— INFORMATION PROVIDED —
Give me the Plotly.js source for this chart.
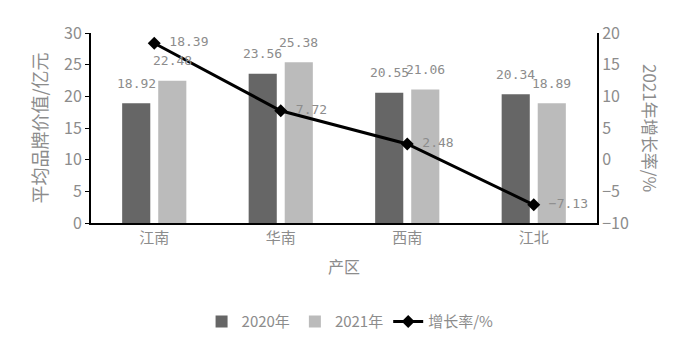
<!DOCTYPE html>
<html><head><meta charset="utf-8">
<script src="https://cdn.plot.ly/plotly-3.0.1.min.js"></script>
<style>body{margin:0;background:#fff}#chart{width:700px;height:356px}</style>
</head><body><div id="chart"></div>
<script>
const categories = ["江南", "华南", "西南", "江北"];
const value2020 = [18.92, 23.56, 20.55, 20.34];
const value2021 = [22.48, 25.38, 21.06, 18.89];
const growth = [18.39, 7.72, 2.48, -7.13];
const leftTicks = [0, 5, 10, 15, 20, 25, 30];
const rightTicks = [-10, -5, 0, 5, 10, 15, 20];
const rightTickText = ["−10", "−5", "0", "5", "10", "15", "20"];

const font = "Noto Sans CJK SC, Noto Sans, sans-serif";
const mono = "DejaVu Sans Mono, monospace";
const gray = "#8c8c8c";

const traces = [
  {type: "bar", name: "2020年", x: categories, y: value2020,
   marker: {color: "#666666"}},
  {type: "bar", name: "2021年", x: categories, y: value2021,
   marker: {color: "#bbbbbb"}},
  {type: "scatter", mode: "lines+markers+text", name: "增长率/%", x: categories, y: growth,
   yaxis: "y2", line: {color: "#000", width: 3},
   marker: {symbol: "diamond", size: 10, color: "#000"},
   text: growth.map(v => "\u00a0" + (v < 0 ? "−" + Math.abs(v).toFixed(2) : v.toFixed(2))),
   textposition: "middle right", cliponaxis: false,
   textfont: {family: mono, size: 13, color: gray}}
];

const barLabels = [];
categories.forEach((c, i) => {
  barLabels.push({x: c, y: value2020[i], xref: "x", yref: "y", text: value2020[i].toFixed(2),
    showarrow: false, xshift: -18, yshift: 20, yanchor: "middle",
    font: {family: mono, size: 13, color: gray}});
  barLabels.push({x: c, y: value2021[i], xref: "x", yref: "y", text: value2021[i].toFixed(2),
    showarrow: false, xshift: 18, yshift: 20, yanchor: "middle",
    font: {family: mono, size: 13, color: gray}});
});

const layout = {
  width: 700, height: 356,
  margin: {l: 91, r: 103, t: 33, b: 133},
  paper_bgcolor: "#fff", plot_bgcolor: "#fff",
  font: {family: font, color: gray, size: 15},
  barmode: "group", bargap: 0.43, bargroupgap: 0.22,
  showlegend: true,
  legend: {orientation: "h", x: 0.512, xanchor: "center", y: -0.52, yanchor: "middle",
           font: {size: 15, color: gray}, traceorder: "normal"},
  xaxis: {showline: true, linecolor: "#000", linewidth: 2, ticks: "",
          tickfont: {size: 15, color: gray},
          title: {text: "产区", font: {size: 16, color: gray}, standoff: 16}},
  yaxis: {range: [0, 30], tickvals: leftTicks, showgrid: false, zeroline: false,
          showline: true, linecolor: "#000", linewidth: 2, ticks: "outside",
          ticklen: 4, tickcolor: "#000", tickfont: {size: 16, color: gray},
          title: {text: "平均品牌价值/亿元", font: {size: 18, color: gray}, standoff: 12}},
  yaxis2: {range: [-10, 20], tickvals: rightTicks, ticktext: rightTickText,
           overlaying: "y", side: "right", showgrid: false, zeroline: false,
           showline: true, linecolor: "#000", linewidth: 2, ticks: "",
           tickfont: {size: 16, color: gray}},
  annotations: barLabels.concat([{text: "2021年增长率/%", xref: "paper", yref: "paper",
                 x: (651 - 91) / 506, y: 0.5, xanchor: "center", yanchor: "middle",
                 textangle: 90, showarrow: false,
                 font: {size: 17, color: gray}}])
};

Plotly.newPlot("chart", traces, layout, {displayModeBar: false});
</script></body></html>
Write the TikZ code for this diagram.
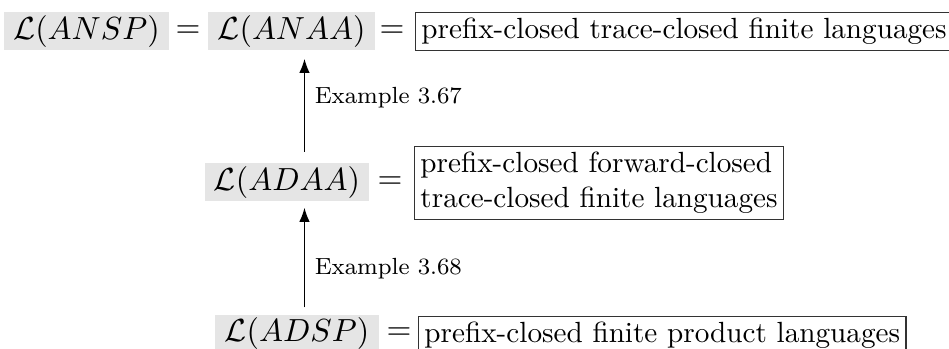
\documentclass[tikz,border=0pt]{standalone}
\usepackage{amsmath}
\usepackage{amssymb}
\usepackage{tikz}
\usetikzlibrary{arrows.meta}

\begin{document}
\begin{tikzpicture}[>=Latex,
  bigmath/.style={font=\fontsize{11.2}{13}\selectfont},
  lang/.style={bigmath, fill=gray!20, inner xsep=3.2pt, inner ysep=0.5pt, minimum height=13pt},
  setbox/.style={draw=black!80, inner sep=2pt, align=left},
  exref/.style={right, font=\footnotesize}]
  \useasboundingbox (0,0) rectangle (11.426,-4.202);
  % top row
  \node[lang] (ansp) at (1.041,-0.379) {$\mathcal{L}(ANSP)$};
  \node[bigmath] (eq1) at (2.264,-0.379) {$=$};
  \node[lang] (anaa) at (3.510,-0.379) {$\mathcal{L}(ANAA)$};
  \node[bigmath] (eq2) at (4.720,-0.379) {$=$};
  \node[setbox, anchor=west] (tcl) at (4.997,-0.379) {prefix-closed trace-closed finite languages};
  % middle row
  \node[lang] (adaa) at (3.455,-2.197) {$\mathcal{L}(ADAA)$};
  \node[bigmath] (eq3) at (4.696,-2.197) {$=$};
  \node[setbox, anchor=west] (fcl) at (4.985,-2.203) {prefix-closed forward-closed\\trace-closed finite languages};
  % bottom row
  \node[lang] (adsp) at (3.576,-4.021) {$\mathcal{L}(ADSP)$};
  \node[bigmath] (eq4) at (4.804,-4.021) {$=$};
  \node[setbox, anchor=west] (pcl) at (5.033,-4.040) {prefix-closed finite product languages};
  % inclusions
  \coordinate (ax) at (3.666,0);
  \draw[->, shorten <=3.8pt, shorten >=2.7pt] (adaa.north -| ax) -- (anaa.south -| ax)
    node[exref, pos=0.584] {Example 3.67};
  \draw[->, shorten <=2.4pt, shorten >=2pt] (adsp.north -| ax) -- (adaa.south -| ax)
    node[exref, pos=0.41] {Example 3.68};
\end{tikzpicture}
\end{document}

— TASK —
Skip the pictures and transcribe the rest of the records exactly.

— ANSWER TO THIS EXERCISE —
Give me the Plotly.js source for this chart.
<!DOCTYPE html>
<html><head><meta charset="utf-8">
<script src="https://cdn.plot.ly/plotly-3.0.1.min.js"></script>
<style>body{margin:0;background:#fff}#chart{width:700px;height:356px}</style>
</head><body><div id="chart"></div>
<script>
const categories = ["江南", "华南", "西南", "江北"];
const value2020 = [18.92, 23.56, 20.55, 20.34];
const value2021 = [22.48, 25.38, 21.06, 18.89];
const growth = [18.39, 7.72, 2.48, -7.13];
const leftTicks = [0, 5, 10, 15, 20, 25, 30];
const rightTicks = [-10, -5, 0, 5, 10, 15, 20];
const rightTickText = ["−10", "−5", "0", "5", "10", "15", "20"];

const font = "Noto Sans CJK SC, Noto Sans, sans-serif";
const mono = "DejaVu Sans Mono, monospace";
const gray = "#8c8c8c";

const traces = [
  {type: "bar", name: "2020年", x: categories, y: value2020,
   marker: {color: "#666666"}},
  {type: "bar", name: "2021年", x: categories, y: value2021,
   marker: {color: "#bbbbbb"}},
  {type: "scatter", mode: "lines+markers+text", name: "增长率/%", x: categories, y: growth,
   yaxis: "y2", line: {color: "#000", width: 3},
   marker: {symbol: "diamond", size: 10, color: "#000"},
   text: growth.map(v => "\u00a0" + (v < 0 ? "−" + Math.abs(v).toFixed(2) : v.toFixed(2))),
   textposition: "middle right", cliponaxis: false,
   textfont: {family: mono, size: 13, color: gray}}
];

const barLabels = [];
categories.forEach((c, i) => {
  barLabels.push({x: c, y: value2020[i], xref: "x", yref: "y", text: value2020[i].toFixed(2),
    showarrow: false, xshift: -18, yshift: 20, yanchor: "middle",
    font: {family: mono, size: 13, color: gray}});
  barLabels.push({x: c, y: value2021[i], xref: "x", yref: "y", text: value2021[i].toFixed(2),
    showarrow: false, xshift: 18, yshift: 20, yanchor: "middle",
    font: {family: mono, size: 13, color: gray}});
});

const layout = {
  width: 700, height: 356,
  margin: {l: 91, r: 103, t: 33, b: 133},
  paper_bgcolor: "#fff", plot_bgcolor: "#fff",
  font: {family: font, color: gray, size: 15},
  barmode: "group", bargap: 0.43, bargroupgap: 0.22,
  showlegend: true,
  legend: {orientation: "h", x: 0.512, xanchor: "center", y: -0.52, yanchor: "middle",
           font: {size: 15, color: gray}, traceorder: "normal"},
  xaxis: {showline: true, linecolor: "#000", linewidth: 2, ticks: "",
          tickfont: {size: 15, color: gray},
          title: {text: "产区", font: {size: 16, color: gray}, standoff: 16}},
  yaxis: {range: [0, 30], tickvals: leftTicks, showgrid: false, zeroline: false,
          showline: true, linecolor: "#000", linewidth: 2, ticks: "outside",
          ticklen: 4, tickcolor: "#000", tickfont: {size: 16, color: gray},
          title: {text: "平均品牌价值/亿元", font: {size: 18, color: gray}, standoff: 12}},
  yaxis2: {range: [-10, 20], tickvals: rightTicks, ticktext: rightTickText,
           overlaying: "y", side: "right", showgrid: false, zeroline: false,
           showline: true, linecolor: "#000", linewidth: 2, ticks: "",
           tickfont: {size: 16, color: gray}},
  annotations: barLabels.concat([{text: "2021年增长率/%", xref: "paper", yref: "paper",
                 x: (651 - 91) / 506, y: 0.5, xanchor: "center", yanchor: "middle",
                 textangle: 90, showarrow: false,
                 font: {size: 17, color: gray}}])
};

Plotly.newPlot("chart", traces, layout, {displayModeBar: false});
</script></body></html>
Write the TikZ code for this diagram.
\documentclass[tikz,border=0pt]{standalone}
\usepackage{amsmath}
\usepackage{amssymb}
\usepackage{tikz}
\usetikzlibrary{arrows.meta}

\begin{document}
\begin{tikzpicture}[>=Latex,
  bigmath/.style={font=\fontsize{11.2}{13}\selectfont},
  lang/.style={bigmath, fill=gray!20, inner xsep=3.2pt, inner ysep=0.5pt, minimum height=13pt},
  setbox/.style={draw=black!80, inner sep=2pt, align=left},
  exref/.style={right, font=\footnotesize}]
  \useasboundingbox (0,0) rectangle (11.426,-4.202);
  % top row
  \node[lang] (ansp) at (1.041,-0.379) {$\mathcal{L}(ANSP)$};
  \node[bigmath] (eq1) at (2.264,-0.379) {$=$};
  \node[lang] (anaa) at (3.510,-0.379) {$\mathcal{L}(ANAA)$};
  \node[bigmath] (eq2) at (4.720,-0.379) {$=$};
  \node[setbox, anchor=west] (tcl) at (4.997,-0.379) {prefix-closed trace-closed finite languages};
  % middle row
  \node[lang] (adaa) at (3.455,-2.197) {$\mathcal{L}(ADAA)$};
  \node[bigmath] (eq3) at (4.696,-2.197) {$=$};
  \node[setbox, anchor=west] (fcl) at (4.985,-2.203) {prefix-closed forward-closed\\trace-closed finite languages};
  % bottom row
  \node[lang] (adsp) at (3.576,-4.021) {$\mathcal{L}(ADSP)$};
  \node[bigmath] (eq4) at (4.804,-4.021) {$=$};
  \node[setbox, anchor=west] (pcl) at (5.033,-4.040) {prefix-closed finite product languages};
  % inclusions
  \coordinate (ax) at (3.666,0);
  \draw[->, shorten <=3.8pt, shorten >=2.7pt] (adaa.north -| ax) -- (anaa.south -| ax)
    node[exref, pos=0.584] {Example 3.67};
  \draw[->, shorten <=2.4pt, shorten >=2pt] (adsp.north -| ax) -- (adaa.south -| ax)
    node[exref, pos=0.41] {Example 3.68};
\end{tikzpicture}
\end{document}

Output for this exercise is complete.